== DATA BLOCK ==
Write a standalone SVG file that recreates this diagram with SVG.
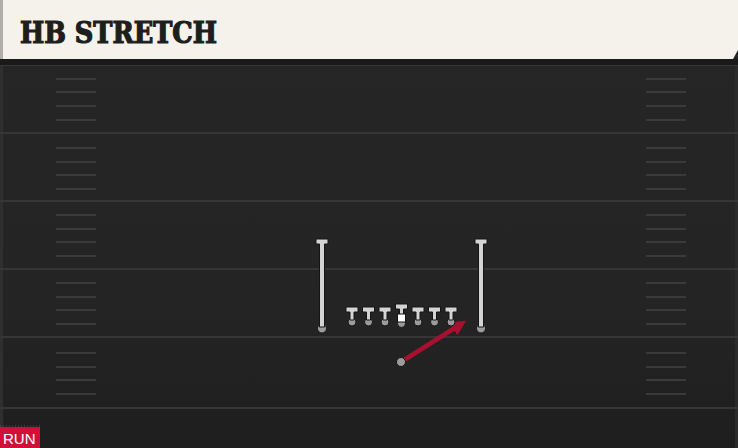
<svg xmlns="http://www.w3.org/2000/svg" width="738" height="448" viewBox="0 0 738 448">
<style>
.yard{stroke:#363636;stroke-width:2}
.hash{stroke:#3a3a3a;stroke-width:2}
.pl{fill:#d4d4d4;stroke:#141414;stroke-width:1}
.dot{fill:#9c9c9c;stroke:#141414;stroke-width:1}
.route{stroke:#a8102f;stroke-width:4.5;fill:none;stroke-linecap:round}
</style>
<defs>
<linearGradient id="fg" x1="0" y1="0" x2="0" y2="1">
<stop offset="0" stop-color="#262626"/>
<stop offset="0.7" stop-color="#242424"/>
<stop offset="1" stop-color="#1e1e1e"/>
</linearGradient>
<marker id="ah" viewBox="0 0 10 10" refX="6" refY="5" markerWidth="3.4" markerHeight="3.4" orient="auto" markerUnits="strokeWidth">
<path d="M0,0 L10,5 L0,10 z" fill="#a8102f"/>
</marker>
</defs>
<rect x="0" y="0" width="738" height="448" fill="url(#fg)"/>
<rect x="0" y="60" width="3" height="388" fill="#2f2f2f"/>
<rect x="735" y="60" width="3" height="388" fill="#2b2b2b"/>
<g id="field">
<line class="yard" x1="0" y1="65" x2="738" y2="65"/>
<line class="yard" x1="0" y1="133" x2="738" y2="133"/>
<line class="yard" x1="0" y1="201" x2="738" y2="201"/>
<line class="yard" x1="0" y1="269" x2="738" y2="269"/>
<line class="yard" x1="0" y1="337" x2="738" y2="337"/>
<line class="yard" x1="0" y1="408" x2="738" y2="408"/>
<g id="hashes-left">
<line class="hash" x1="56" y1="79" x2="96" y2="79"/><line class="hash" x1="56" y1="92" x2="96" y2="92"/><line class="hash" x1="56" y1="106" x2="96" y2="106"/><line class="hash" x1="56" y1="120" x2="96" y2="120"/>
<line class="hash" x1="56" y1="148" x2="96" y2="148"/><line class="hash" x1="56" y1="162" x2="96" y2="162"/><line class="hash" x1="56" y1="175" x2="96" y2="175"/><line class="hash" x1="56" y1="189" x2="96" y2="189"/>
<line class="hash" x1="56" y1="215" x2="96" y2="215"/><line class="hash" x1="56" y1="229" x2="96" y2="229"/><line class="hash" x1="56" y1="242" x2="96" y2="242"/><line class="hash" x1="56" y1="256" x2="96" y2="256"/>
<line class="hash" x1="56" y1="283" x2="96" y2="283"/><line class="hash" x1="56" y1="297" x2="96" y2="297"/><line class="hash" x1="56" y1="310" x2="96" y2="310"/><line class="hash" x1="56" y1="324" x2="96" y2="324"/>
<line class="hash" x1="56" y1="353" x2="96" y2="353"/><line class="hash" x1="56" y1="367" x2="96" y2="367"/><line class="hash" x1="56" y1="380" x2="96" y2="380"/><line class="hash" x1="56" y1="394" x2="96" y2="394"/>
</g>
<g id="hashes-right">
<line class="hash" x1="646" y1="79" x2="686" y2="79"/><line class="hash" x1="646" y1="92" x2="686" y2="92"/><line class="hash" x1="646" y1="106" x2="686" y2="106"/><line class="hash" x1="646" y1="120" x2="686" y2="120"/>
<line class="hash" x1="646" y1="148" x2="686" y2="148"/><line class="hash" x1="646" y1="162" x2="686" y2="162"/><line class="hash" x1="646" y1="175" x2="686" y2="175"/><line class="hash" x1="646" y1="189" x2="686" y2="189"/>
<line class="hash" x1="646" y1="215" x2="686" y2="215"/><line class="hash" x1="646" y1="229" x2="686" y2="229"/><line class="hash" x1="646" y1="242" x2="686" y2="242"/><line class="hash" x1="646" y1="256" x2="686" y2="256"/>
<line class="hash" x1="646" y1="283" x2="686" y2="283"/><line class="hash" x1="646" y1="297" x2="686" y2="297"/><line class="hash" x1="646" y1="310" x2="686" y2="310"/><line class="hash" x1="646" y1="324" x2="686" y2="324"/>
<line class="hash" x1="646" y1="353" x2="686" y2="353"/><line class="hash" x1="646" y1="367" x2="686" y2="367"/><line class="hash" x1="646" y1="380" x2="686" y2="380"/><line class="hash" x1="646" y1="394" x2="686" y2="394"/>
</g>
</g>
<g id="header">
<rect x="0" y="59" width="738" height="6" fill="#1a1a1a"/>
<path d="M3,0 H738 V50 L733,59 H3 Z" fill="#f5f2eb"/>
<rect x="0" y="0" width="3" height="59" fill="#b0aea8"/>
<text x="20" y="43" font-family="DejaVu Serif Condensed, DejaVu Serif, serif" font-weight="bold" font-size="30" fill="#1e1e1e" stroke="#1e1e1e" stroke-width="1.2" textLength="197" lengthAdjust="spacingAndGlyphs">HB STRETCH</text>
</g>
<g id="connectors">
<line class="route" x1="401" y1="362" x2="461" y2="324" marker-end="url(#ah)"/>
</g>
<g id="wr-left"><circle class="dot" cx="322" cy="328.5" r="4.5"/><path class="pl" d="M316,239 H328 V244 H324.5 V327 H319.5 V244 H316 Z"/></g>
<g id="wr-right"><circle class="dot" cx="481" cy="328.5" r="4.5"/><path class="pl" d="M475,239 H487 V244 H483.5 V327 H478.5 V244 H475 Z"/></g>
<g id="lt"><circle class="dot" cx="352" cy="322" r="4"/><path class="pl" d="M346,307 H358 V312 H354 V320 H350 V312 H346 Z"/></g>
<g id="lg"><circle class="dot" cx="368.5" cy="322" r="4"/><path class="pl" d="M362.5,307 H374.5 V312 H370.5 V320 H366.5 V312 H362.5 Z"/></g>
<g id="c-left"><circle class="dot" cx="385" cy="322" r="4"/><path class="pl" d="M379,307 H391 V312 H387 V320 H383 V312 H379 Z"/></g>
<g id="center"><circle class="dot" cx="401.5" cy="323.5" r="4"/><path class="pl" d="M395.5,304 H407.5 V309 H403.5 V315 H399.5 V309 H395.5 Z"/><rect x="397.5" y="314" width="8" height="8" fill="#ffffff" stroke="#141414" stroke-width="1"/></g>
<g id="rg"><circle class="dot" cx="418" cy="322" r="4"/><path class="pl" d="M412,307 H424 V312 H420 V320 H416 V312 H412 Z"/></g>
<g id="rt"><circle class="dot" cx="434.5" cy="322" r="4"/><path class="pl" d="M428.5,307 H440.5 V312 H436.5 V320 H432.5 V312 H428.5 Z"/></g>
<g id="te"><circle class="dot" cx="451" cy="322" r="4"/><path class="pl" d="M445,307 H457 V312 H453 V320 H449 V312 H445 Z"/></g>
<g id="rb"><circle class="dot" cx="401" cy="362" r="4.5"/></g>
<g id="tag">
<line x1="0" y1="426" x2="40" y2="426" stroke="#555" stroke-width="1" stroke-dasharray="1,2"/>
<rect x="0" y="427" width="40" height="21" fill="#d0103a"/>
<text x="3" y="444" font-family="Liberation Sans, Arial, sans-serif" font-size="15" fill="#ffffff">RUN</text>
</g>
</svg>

== TASK ==
Write out the material above once more, exactly as it reads, with no pictures.

== ANSWER BELOW ==
Write a standalone SVG file that recreates this diagram with SVG.
<svg xmlns="http://www.w3.org/2000/svg" width="738" height="448" viewBox="0 0 738 448">
<style>
.yard{stroke:#363636;stroke-width:2}
.hash{stroke:#3a3a3a;stroke-width:2}
.pl{fill:#d4d4d4;stroke:#141414;stroke-width:1}
.dot{fill:#9c9c9c;stroke:#141414;stroke-width:1}
.route{stroke:#a8102f;stroke-width:4.5;fill:none;stroke-linecap:round}
</style>
<defs>
<linearGradient id="fg" x1="0" y1="0" x2="0" y2="1">
<stop offset="0" stop-color="#262626"/>
<stop offset="0.7" stop-color="#242424"/>
<stop offset="1" stop-color="#1e1e1e"/>
</linearGradient>
<marker id="ah" viewBox="0 0 10 10" refX="6" refY="5" markerWidth="3.4" markerHeight="3.4" orient="auto" markerUnits="strokeWidth">
<path d="M0,0 L10,5 L0,10 z" fill="#a8102f"/>
</marker>
</defs>
<rect x="0" y="0" width="738" height="448" fill="url(#fg)"/>
<rect x="0" y="60" width="3" height="388" fill="#2f2f2f"/>
<rect x="735" y="60" width="3" height="388" fill="#2b2b2b"/>
<g id="field">
<line class="yard" x1="0" y1="65" x2="738" y2="65"/>
<line class="yard" x1="0" y1="133" x2="738" y2="133"/>
<line class="yard" x1="0" y1="201" x2="738" y2="201"/>
<line class="yard" x1="0" y1="269" x2="738" y2="269"/>
<line class="yard" x1="0" y1="337" x2="738" y2="337"/>
<line class="yard" x1="0" y1="408" x2="738" y2="408"/>
<g id="hashes-left">
<line class="hash" x1="56" y1="79" x2="96" y2="79"/><line class="hash" x1="56" y1="92" x2="96" y2="92"/><line class="hash" x1="56" y1="106" x2="96" y2="106"/><line class="hash" x1="56" y1="120" x2="96" y2="120"/>
<line class="hash" x1="56" y1="148" x2="96" y2="148"/><line class="hash" x1="56" y1="162" x2="96" y2="162"/><line class="hash" x1="56" y1="175" x2="96" y2="175"/><line class="hash" x1="56" y1="189" x2="96" y2="189"/>
<line class="hash" x1="56" y1="215" x2="96" y2="215"/><line class="hash" x1="56" y1="229" x2="96" y2="229"/><line class="hash" x1="56" y1="242" x2="96" y2="242"/><line class="hash" x1="56" y1="256" x2="96" y2="256"/>
<line class="hash" x1="56" y1="283" x2="96" y2="283"/><line class="hash" x1="56" y1="297" x2="96" y2="297"/><line class="hash" x1="56" y1="310" x2="96" y2="310"/><line class="hash" x1="56" y1="324" x2="96" y2="324"/>
<line class="hash" x1="56" y1="353" x2="96" y2="353"/><line class="hash" x1="56" y1="367" x2="96" y2="367"/><line class="hash" x1="56" y1="380" x2="96" y2="380"/><line class="hash" x1="56" y1="394" x2="96" y2="394"/>
</g>
<g id="hashes-right">
<line class="hash" x1="646" y1="79" x2="686" y2="79"/><line class="hash" x1="646" y1="92" x2="686" y2="92"/><line class="hash" x1="646" y1="106" x2="686" y2="106"/><line class="hash" x1="646" y1="120" x2="686" y2="120"/>
<line class="hash" x1="646" y1="148" x2="686" y2="148"/><line class="hash" x1="646" y1="162" x2="686" y2="162"/><line class="hash" x1="646" y1="175" x2="686" y2="175"/><line class="hash" x1="646" y1="189" x2="686" y2="189"/>
<line class="hash" x1="646" y1="215" x2="686" y2="215"/><line class="hash" x1="646" y1="229" x2="686" y2="229"/><line class="hash" x1="646" y1="242" x2="686" y2="242"/><line class="hash" x1="646" y1="256" x2="686" y2="256"/>
<line class="hash" x1="646" y1="283" x2="686" y2="283"/><line class="hash" x1="646" y1="297" x2="686" y2="297"/><line class="hash" x1="646" y1="310" x2="686" y2="310"/><line class="hash" x1="646" y1="324" x2="686" y2="324"/>
<line class="hash" x1="646" y1="353" x2="686" y2="353"/><line class="hash" x1="646" y1="367" x2="686" y2="367"/><line class="hash" x1="646" y1="380" x2="686" y2="380"/><line class="hash" x1="646" y1="394" x2="686" y2="394"/>
</g>
</g>
<g id="header">
<rect x="0" y="59" width="738" height="6" fill="#1a1a1a"/>
<path d="M3,0 H738 V50 L733,59 H3 Z" fill="#f5f2eb"/>
<rect x="0" y="0" width="3" height="59" fill="#b0aea8"/>
<text x="20" y="43" font-family="DejaVu Serif Condensed, DejaVu Serif, serif" font-weight="bold" font-size="30" fill="#1e1e1e" stroke="#1e1e1e" stroke-width="1.2" textLength="197" lengthAdjust="spacingAndGlyphs">HB STRETCH</text>
</g>
<g id="connectors">
<line class="route" x1="401" y1="362" x2="461" y2="324" marker-end="url(#ah)"/>
</g>
<g id="wr-left"><circle class="dot" cx="322" cy="328.5" r="4.5"/><path class="pl" d="M316,239 H328 V244 H324.5 V327 H319.5 V244 H316 Z"/></g>
<g id="wr-right"><circle class="dot" cx="481" cy="328.5" r="4.5"/><path class="pl" d="M475,239 H487 V244 H483.5 V327 H478.5 V244 H475 Z"/></g>
<g id="lt"><circle class="dot" cx="352" cy="322" r="4"/><path class="pl" d="M346,307 H358 V312 H354 V320 H350 V312 H346 Z"/></g>
<g id="lg"><circle class="dot" cx="368.5" cy="322" r="4"/><path class="pl" d="M362.5,307 H374.5 V312 H370.5 V320 H366.5 V312 H362.5 Z"/></g>
<g id="c-left"><circle class="dot" cx="385" cy="322" r="4"/><path class="pl" d="M379,307 H391 V312 H387 V320 H383 V312 H379 Z"/></g>
<g id="center"><circle class="dot" cx="401.5" cy="323.5" r="4"/><path class="pl" d="M395.5,304 H407.5 V309 H403.5 V315 H399.5 V309 H395.5 Z"/><rect x="397.5" y="314" width="8" height="8" fill="#ffffff" stroke="#141414" stroke-width="1"/></g>
<g id="rg"><circle class="dot" cx="418" cy="322" r="4"/><path class="pl" d="M412,307 H424 V312 H420 V320 H416 V312 H412 Z"/></g>
<g id="rt"><circle class="dot" cx="434.5" cy="322" r="4"/><path class="pl" d="M428.5,307 H440.5 V312 H436.5 V320 H432.5 V312 H428.5 Z"/></g>
<g id="te"><circle class="dot" cx="451" cy="322" r="4"/><path class="pl" d="M445,307 H457 V312 H453 V320 H449 V312 H445 Z"/></g>
<g id="rb"><circle class="dot" cx="401" cy="362" r="4.5"/></g>
<g id="tag">
<line x1="0" y1="426" x2="40" y2="426" stroke="#555" stroke-width="1" stroke-dasharray="1,2"/>
<rect x="0" y="427" width="40" height="21" fill="#d0103a"/>
<text x="3" y="444" font-family="Liberation Sans, Arial, sans-serif" font-size="15" fill="#ffffff">RUN</text>
</g>
</svg>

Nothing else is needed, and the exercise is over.